Exact Timestamp Redirects

By default, pywb does not redirect urls to the ‘canonical’ representation of a url with the exact timestamp.

For example, when requesting /my-coll/2017js_/http://example.com/example.js but the actual timestamp of the resource is 2017010203000400, there is not a redirect to /my-coll/2017010203000400js_/http://example.com/example.js.

Instead, this ‘canonical’ url is returned with the response in the Content-Location header. (This behavior is recommended for performance reasons as it avoids an extra roundtrip to the server for a redirect.)

However, if the classic redirect behavior is desired, it can be enable by adding:

redirect_to_exact: true

to the config. This will force any url to be redirected to the exact url, and is consistent with previous behavior and other “wayback machine” implementations.

Memento Protocol

Memento API support is enabled by default, and works with no-timestamp-redirect and classic redirect behaviors.

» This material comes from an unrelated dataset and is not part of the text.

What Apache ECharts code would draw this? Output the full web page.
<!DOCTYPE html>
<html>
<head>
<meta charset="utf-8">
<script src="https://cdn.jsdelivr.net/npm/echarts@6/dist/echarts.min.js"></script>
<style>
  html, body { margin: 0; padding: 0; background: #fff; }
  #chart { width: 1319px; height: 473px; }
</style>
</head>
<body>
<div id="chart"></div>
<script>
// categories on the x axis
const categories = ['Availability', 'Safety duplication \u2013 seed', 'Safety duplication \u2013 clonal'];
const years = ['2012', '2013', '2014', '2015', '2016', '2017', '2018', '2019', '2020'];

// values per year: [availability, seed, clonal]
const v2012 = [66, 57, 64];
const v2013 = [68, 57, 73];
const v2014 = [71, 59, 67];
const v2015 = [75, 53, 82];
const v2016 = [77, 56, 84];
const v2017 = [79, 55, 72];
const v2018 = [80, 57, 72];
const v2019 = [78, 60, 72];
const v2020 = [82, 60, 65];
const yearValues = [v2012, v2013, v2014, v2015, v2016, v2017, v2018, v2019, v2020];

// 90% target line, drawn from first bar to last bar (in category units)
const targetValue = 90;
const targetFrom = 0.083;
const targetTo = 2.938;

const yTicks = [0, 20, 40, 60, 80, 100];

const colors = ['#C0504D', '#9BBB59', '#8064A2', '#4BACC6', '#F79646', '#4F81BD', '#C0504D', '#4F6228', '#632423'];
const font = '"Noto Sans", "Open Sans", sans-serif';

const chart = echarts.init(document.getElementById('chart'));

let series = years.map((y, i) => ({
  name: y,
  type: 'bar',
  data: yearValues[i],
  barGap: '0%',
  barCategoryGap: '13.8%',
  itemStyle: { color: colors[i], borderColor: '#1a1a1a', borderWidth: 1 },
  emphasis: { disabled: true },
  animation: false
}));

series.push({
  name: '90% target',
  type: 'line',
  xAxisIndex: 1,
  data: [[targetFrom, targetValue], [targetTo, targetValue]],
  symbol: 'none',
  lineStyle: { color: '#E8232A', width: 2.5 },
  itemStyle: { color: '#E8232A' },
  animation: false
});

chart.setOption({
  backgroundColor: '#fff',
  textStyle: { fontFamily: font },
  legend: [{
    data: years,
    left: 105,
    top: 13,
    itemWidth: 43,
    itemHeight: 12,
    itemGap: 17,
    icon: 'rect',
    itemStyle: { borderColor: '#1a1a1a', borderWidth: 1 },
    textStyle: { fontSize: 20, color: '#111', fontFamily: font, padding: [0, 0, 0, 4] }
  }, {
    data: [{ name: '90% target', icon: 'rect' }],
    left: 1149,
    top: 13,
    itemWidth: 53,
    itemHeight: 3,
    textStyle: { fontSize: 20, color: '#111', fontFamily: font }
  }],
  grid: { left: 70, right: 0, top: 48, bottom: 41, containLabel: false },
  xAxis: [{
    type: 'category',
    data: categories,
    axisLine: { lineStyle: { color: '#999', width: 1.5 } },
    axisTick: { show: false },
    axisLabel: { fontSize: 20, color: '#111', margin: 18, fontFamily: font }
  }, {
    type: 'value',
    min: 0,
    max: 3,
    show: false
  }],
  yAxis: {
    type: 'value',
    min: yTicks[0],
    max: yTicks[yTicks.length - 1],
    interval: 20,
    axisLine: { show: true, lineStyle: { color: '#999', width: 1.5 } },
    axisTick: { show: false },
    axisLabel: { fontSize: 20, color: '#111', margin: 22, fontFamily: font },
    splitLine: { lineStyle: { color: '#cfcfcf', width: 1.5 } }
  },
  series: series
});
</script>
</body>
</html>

However, Memento API support can be disabled by adding:

enable_memento: false

Flash Video Override

A custom system to override Flash video with a custom download via youtube-dl and replay with a custom player was enabled in previous versions of pywb. However, this system was not widely used and is in need of improvements, and was designed when most video was Flash-based. The system is seldom used now that most video is HTML5 based.

For these reasons, this functionality, previously enabled by including the script /static/vidrw.js, is disabled by default.

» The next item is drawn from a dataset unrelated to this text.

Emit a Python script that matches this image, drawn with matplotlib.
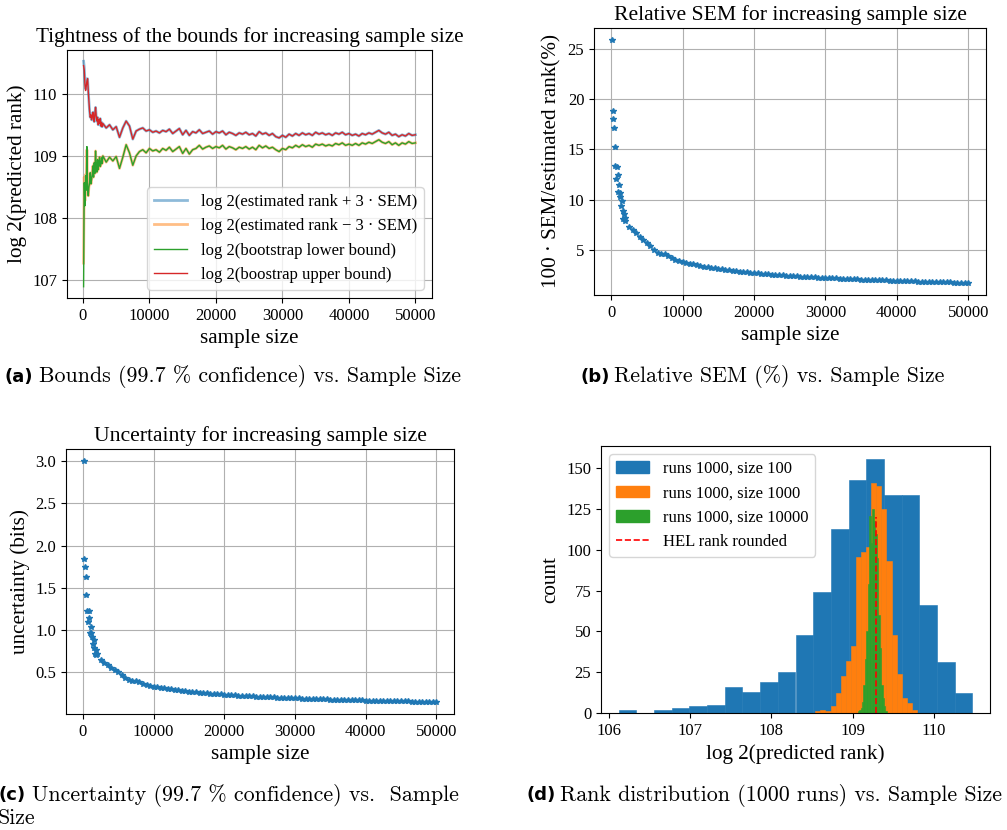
import numpy as np
import matplotlib
matplotlib.use("Agg")
import matplotlib.pyplot as plt
from matplotlib.patches import Patch
from matplotlib.lines import Line2D

plt.rcParams['font.family'] = 'serif'
plt.rcParams['font.serif'] = ['Liberation Serif', 'DejaVu Serif']
plt.rcParams['mathtext.fontset'] = 'stix'

# ---- panel (a): bounds vs sample size ----
n_a = np.concatenate([np.arange(100, 3001, 100), np.arange(3500, 50001, 500)])
boot_upper = [110.45, 110.38, 110.15, 110.05, 110.12, 110.20, 110.24, 110.05, 109.88, 109.72,
              109.62, 109.66, 109.58, 109.64, 109.70, 109.60, 109.55, 109.68, 109.78, 109.64,
              109.56, 109.62, 109.50, 109.58, 109.52, 109.60, 109.48, 109.54, 109.47, 109.52,
              109.45, 109.50, 109.42, 109.47, 109.30, 109.45, 109.56, 109.48, 109.27, 109.40,
              109.43, 109.45, 109.40, 109.42, 109.38, 109.40, 109.37, 109.41, 109.39, 109.43,
              109.36, 109.40, 109.44, 109.34, 109.41, 109.33, 109.39, 109.37, 109.42, 109.36,
              109.38, 109.40, 109.35, 109.39, 109.37, 109.40, 109.34, 109.38, 109.36, 109.33,
              109.37, 109.35, 109.38, 109.34, 109.36, 109.32, 109.39, 109.35, 109.37, 109.33,
              109.36, 109.31, 109.29, 109.33, 109.30, 109.35, 109.32, 109.36, 109.33, 109.37,
              109.34, 109.36, 109.33, 109.38, 109.35, 109.37, 109.34, 109.36, 109.33, 109.37,
              109.35, 109.38, 109.34, 109.36, 109.33, 109.35, 109.32, 109.36, 109.34, 109.37,
              109.35, 109.38, 109.41, 109.37, 109.35, 109.38, 109.33, 109.35, 109.31, 109.34,
              109.32, 109.36, 109.33, 109.34]
boot_lower = [106.90, 108.57, 108.20, 108.68, 108.45, 109.15, 108.47, 108.36, 108.50, 108.57,
              108.73, 108.55, 108.62, 108.70, 108.84, 108.66, 108.89, 108.72, 109.08, 108.80,
              108.74, 108.94, 108.78, 108.90, 108.98, 108.83, 108.86, 108.97, 108.88, 109.00,
              108.90, 108.98, 108.92, 108.99, 108.80, 108.98, 109.18, 109.05, 108.85, 109.00,
              109.07, 109.10, 109.05, 109.12, 109.08, 109.10, 109.06, 109.12, 109.09, 109.14,
              109.07, 109.11, 109.15, 109.04, 109.12, 109.03, 109.10, 109.12, 109.17, 109.11,
              109.14, 109.16, 109.12, 109.15, 109.13, 109.17, 109.11, 109.15, 109.13, 109.10,
              109.14, 109.12, 109.15, 109.11, 109.14, 109.10, 109.17, 109.13, 109.16, 109.12,
              109.14, 109.10, 109.07, 109.12, 109.10, 109.15, 109.13, 109.17, 109.14, 109.18,
              109.15, 109.17, 109.14, 109.19, 109.17, 109.19, 109.16, 109.18, 109.16, 109.20,
              109.18, 109.21, 109.17, 109.19, 109.17, 109.20, 109.17, 109.21, 109.19, 109.22,
              109.20, 109.23, 109.26, 109.22, 109.20, 109.23, 109.18, 109.21, 109.17, 109.21,
              109.19, 109.23, 109.20, 109.21]
# SEM based bounds only differ visibly for the first few sample sizes
sem_upper_head = [110.52, 110.42, 110.20, 110.08, 110.15, 110.24]
sem_lower_head = [107.28, 108.66, 108.28, 108.70, 108.50, 109.10]
sem_upper = sem_upper_head + boot_upper[6:]
sem_lower = sem_lower_head + boot_lower[6:]

# ---- panels (b), (c): relative SEM and uncertainty ----
n_bc = np.concatenate([np.arange(100, 2001, 100), np.arange(2500, 50001, 500)])
rel_sem = [25.9, 18.8, 18.0, 17.1, 15.2, 13.4, 12.1, 13.3, 12.5, 10.8,
           11.5, 10.7, 10.3, 9.4, 9.9, 8.9, 8.1, 8.6, 7.9, 8.2,
           7.3, 7.0, 6.7, 6.3, 6.0, 5.7, 5.4, 5.0, 4.7, 4.6,
           4.6, 4.4, 4.2, 4.0, 3.9, 3.8, 3.71, 3.62, 3.54, 3.47,
           3.40, 3.33, 3.27, 3.21, 3.16, 3.10, 3.05, 3.00, 2.96, 2.91,
           2.87, 2.83, 2.79, 2.76, 2.72, 2.69, 2.65, 2.62, 2.59, 2.56,
           2.53, 2.51, 2.48, 2.45, 2.43, 2.40, 2.38, 2.36, 2.33, 2.31,
           2.29, 2.27, 2.25, 2.23, 2.21, 2.19, 2.18, 2.16, 2.14, 2.12,
           2.11, 2.09, 2.08, 2.06, 2.05, 2.03, 2.02, 2.00, 1.99, 1.98,
           1.96, 1.95, 1.94, 1.92, 1.91, 1.90, 1.89, 1.88, 1.87, 1.85,
           1.84, 1.83, 1.82, 1.81, 1.80, 1.79, 1.78, 1.77, 1.76, 1.75,
           1.74, 1.73, 1.73, 1.72, 1.71, 1.70]
uncert = [3.00, 1.84, 1.74, 1.63, 1.42, 1.23, 1.10, 1.22, 1.14, 0.97,
          1.04, 0.96, 0.92, 0.84, 0.88, 0.79, 0.72, 0.76, 0.70, 0.72,
          0.642, 0.615, 0.588, 0.552, 0.525, 0.498, 0.471, 0.436, 0.409, 0.401,
          0.401, 0.383, 0.365, 0.348, 0.339, 0.330, 0.322, 0.315, 0.308, 0.302,
          0.296, 0.290, 0.284, 0.279, 0.275, 0.270, 0.265, 0.261, 0.257, 0.253,
          0.250, 0.246, 0.243, 0.240, 0.237, 0.234, 0.230, 0.228, 0.225, 0.223,
          0.220, 0.218, 0.216, 0.213, 0.211, 0.209, 0.207, 0.205, 0.203, 0.201,
          0.199, 0.197, 0.196, 0.194, 0.192, 0.190, 0.190, 0.188, 0.186, 0.184,
          0.183, 0.182, 0.181, 0.179, 0.178, 0.177, 0.176, 0.174, 0.173, 0.172,
          0.171, 0.170, 0.169, 0.167, 0.166, 0.165, 0.164, 0.164, 0.163, 0.161,
          0.160, 0.159, 0.158, 0.157, 0.157, 0.156, 0.155, 0.154, 0.153, 0.152,
          0.151, 0.150, 0.150, 0.150, 0.149, 0.148]

# ---- panel (d): rank distribution ----
counts_100 = [2, 0, 2, 3, 4, 5, 16, 13, 19, 25, 48, 74, 113, 143, 156, 134, 134, 66, 31, 12]
range_100 = (106.123, 110.47)
counts_1000 = [1, 2, 1, 4, 12, 23, 32, 41, 96, 99, 102, 141, 139, 125, 93, 48, 24, 9, 6, 2]
range_1000 = (108.54, 109.79)
counts_10000 = [1, 2, 3, 7, 17, 33, 50, 79, 121, 104, 125, 118, 110, 95, 60, 40, 17, 9, 4, 1]
range_10000 = (109.06, 109.42)
hel_rank = 109.29
hel_height = 120

W, H = 1007, 830
fig = plt.figure(figsize=(W / 100, H / 100), dpi=100)


def rect(l, t, r, b):
    return [l / W, 1 - b / H, (r - l) / W, (b - t) / H]


TS = 15.2   # title / label size
TK = 12     # tick size

# (a)
ax = fig.add_axes(rect(67, 50, 432, 298))
ax.plot(n_a, sem_upper, color='C0', alpha=0.5, lw=2,
        label='log 2(estimated rank + 3 · SEM)')
ax.plot(n_a, sem_lower, color='C1', alpha=0.5, lw=2,
        label='log 2(estimated rank \u2212 3 · SEM)')
ax.plot(n_a, boot_lower, color='C2', lw=1, label='log 2(bootstrap lower bound)')
ax.plot(n_a, boot_upper, color='C3', lw=1, label='log 2(boostrap upper bound)')
ax.set_title('Tightness of the bounds for increasing sample size', fontsize=TS)
ax.set_xlabel('sample size', fontsize=TS)
ax.set_ylabel('log 2(predicted rank)', fontsize=TS)
ax.set_xticks([0, 10000, 20000, 30000, 40000, 50000])
ax.set_yticks([107, 108, 109, 110])
ax.tick_params(labelsize=TK)
ax.grid(True)
ax.legend(loc='lower right', fontsize=12)

# (b)
ax = fig.add_axes(rect(594, 28, 986, 295))
ax.plot(n_bc, rel_sem, '*', color='C0', markersize=4)
ax.set_title('Relative SEM for increasing sample size', fontsize=TS + 0.4)
ax.set_xlabel('sample size', fontsize=TS)
ax.set_ylabel('100 · SEM/estimated rank(%)', fontsize=TS)
ax.set_xticks([0, 10000, 20000, 30000, 40000, 50000])
ax.set_yticks([5, 10, 15, 20, 25])
ax.tick_params(labelsize=TK)
ax.grid(True)

# (c)
ax = fig.add_axes(rect(66, 449, 454, 714))
ax.plot(n_bc, uncert, '*', color='C0', markersize=4)
ax.set_title('Uncertainty for increasing sample size', fontsize=TS + 0.4)
ax.set_xlabel('sample size', fontsize=TS)
ax.set_ylabel('uncertainty (bits)', fontsize=TS)
ax.set_xticks([0, 10000, 20000, 30000, 40000, 50000])
ax.set_yticks([0.5, 1.0, 1.5, 2.0, 2.5, 3.0])
ax.tick_params(labelsize=TK)
ax.grid(True)

# (d)
ax = fig.add_axes(rect(601, 446, 990, 713))
handles = []
for counts, rng, col, lab in [(counts_100, range_100, 'C0', 'runs 1000, size 100'),
                              (counts_1000, range_1000, 'C1', 'runs 1000, size 1000'),
                              (counts_10000, range_10000, 'C2', 'runs 1000, size 10000')]:
    edges = np.linspace(rng[0], rng[1], len(counts) + 1)
    ax.bar(edges[:-1], counts, width=np.diff(edges), align='edge', color=col,
           edgecolor=col, linewidth=0.4)
    handles.append(Patch(color=col, label=lab))
ax.plot([hel_rank, hel_rank], [0, hel_height], '--', color='red', lw=1.2)
handles.append(Line2D([], [], ls='--', color='red', lw=1.2, label='HEL rank rounded'))
ax.set_xlabel('log 2(predicted rank)', fontsize=TS)
ax.set_ylabel('count', fontsize=TS)
ax.set_xticks([106, 107, 108, 109, 110])
ax.set_yticks([0, 25, 50, 75, 100, 125, 150])
ax.tick_params(labelsize=TK)
ax.legend(handles=handles, loc='upper left', fontsize=12)

# captions
CAP = 15.8


def caption(x, y, tag, text):
    fig.text(x / W, 1 - y / H, tag, fontfamily='DejaVu Sans', fontweight='bold',
             fontsize=13, va='center', ha='left')
    fig.text((x + 34) / W, 1 - y / H, text, fontfamily='cmr10', fontsize=CAP,
             va='center', ha='left')


caption(5, 377, '(a)', 'Bounds (99.7 % confidence) vs. Sample Size')
caption(580, 377, '(b)', 'Relative SEM (%) vs. Sample Size')
caption(-2, 795, '(c)', 'Uncertainty (99.7 % confidence) vs.  Sample')
fig.text(-2 / W, 1 - 818 / H, 'Size', fontfamily='cmr10', fontsize=CAP, va='center', ha='left')
caption(526, 795, '(d)', 'Rank distribution (1000 runs) vs. Sample Size')

fig.savefig('out.png', dpi=100)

To enable the previous behavior, add to config:

enable_flash_video_rewrite: true

The system may be revamped in the future and enabled by default, but for now, it is provided “as-is” for compatibility reasons.

Verify SSL-Certificates

By default, SSL-Certificates of websites are not verified. To enable verification, add the following to the config:

certificates:
  cert_reqs: 'CERT_REQUIRED'
  ca_cert_dir: '/etc/ssl/certs'

ca_cert_dir can optionally point to a directory containing the CA certificates that you trust. Most linux distributions provide CA certificates via a package called ca-certificates. If omitted, the default system CA used by Python is used.